## [TASK REQUIREMENTS]
Give the count of lines containing the string "script", with no other output.

Charts and diagrams as code
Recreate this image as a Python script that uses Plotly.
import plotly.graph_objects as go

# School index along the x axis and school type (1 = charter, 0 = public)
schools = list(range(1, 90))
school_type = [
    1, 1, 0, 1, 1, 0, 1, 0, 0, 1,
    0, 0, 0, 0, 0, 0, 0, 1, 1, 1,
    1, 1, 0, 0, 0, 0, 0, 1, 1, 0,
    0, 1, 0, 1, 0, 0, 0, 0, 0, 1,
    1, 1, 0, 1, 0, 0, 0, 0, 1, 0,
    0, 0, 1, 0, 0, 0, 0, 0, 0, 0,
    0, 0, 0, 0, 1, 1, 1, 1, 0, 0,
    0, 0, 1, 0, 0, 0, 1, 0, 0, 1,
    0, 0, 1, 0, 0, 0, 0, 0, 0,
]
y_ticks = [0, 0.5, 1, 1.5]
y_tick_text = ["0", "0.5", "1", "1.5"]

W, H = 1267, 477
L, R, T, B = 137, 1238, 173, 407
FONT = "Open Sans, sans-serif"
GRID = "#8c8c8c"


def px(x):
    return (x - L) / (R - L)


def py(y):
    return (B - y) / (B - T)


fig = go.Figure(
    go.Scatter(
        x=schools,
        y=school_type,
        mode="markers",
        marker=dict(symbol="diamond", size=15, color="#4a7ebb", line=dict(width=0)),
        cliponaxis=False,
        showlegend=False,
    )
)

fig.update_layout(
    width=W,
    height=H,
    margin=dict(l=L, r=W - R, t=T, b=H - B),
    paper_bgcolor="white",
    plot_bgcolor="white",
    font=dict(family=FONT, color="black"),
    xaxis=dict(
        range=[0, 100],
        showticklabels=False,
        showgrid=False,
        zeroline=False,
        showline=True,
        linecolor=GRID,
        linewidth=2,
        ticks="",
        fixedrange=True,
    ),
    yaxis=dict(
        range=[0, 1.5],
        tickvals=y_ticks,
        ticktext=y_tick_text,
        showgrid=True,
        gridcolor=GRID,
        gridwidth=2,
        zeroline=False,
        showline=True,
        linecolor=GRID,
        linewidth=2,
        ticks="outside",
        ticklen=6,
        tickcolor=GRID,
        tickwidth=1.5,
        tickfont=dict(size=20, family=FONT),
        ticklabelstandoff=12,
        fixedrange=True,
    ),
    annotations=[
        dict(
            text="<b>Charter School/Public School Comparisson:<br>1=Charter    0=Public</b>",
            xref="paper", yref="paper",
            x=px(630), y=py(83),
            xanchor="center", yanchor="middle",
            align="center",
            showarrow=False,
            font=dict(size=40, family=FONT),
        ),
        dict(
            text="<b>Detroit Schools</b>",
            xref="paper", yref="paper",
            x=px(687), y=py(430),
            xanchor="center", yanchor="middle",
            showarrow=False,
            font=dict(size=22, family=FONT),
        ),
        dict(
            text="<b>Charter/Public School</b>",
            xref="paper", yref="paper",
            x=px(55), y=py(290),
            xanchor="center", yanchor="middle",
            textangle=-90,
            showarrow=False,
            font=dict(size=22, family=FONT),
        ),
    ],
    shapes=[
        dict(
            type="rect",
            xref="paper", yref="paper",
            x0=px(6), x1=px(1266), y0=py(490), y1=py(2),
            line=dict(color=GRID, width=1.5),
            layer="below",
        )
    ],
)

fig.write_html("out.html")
---
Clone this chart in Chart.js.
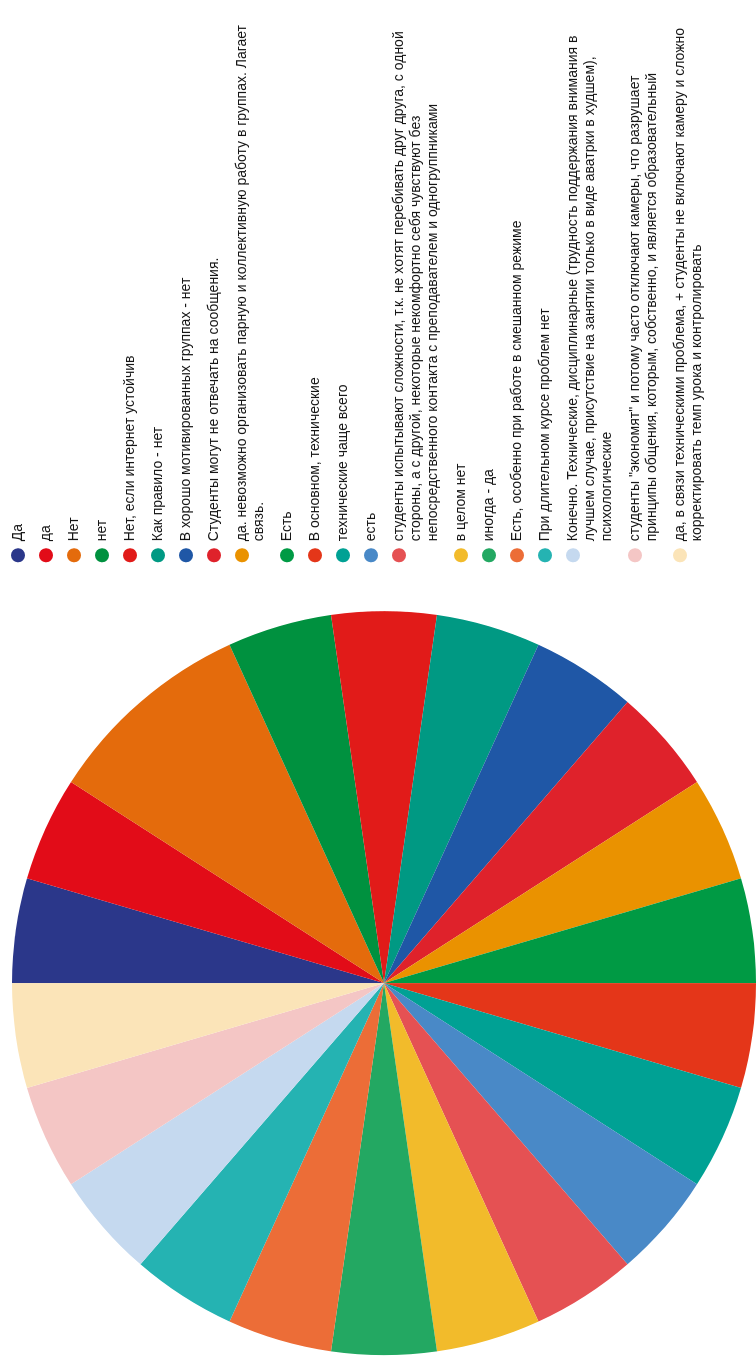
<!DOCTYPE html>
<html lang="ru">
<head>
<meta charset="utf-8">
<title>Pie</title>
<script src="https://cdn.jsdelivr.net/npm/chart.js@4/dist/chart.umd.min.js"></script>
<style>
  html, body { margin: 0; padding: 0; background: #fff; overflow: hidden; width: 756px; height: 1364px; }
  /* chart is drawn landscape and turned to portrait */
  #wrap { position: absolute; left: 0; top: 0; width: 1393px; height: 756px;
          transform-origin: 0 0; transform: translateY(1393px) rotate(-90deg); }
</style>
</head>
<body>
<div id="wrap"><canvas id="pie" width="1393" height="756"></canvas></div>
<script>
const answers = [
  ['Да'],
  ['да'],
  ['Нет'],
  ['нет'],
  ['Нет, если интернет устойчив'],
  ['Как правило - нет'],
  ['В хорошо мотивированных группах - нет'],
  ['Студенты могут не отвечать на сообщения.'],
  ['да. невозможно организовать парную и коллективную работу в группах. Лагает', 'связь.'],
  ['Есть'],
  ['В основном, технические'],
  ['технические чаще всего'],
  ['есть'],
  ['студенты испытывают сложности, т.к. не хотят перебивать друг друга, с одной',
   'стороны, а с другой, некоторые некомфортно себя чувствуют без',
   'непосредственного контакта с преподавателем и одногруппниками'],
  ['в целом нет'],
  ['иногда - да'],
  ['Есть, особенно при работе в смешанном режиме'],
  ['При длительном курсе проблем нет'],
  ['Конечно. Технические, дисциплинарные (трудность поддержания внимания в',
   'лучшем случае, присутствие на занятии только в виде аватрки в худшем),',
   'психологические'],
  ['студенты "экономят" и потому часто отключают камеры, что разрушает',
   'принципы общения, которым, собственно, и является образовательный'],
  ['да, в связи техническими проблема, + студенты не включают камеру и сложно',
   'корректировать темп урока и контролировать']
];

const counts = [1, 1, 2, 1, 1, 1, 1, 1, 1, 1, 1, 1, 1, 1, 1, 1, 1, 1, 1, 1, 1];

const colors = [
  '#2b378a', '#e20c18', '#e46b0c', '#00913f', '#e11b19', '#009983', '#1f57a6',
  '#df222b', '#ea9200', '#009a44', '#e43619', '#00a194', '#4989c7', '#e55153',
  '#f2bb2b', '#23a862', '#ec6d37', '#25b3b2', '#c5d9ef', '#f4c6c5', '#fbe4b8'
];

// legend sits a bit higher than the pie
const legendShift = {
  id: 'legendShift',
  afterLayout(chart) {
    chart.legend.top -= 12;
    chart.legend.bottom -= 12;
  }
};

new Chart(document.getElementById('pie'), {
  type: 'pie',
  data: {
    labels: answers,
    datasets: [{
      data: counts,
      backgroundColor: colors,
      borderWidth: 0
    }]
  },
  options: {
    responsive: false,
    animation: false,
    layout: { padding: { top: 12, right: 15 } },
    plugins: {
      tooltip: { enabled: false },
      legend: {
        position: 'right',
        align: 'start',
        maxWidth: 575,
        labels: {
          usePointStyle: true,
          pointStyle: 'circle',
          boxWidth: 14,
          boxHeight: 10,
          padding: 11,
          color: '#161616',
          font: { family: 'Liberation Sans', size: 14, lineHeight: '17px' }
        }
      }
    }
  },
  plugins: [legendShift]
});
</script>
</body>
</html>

## [EXERCISE OUTPUT]
4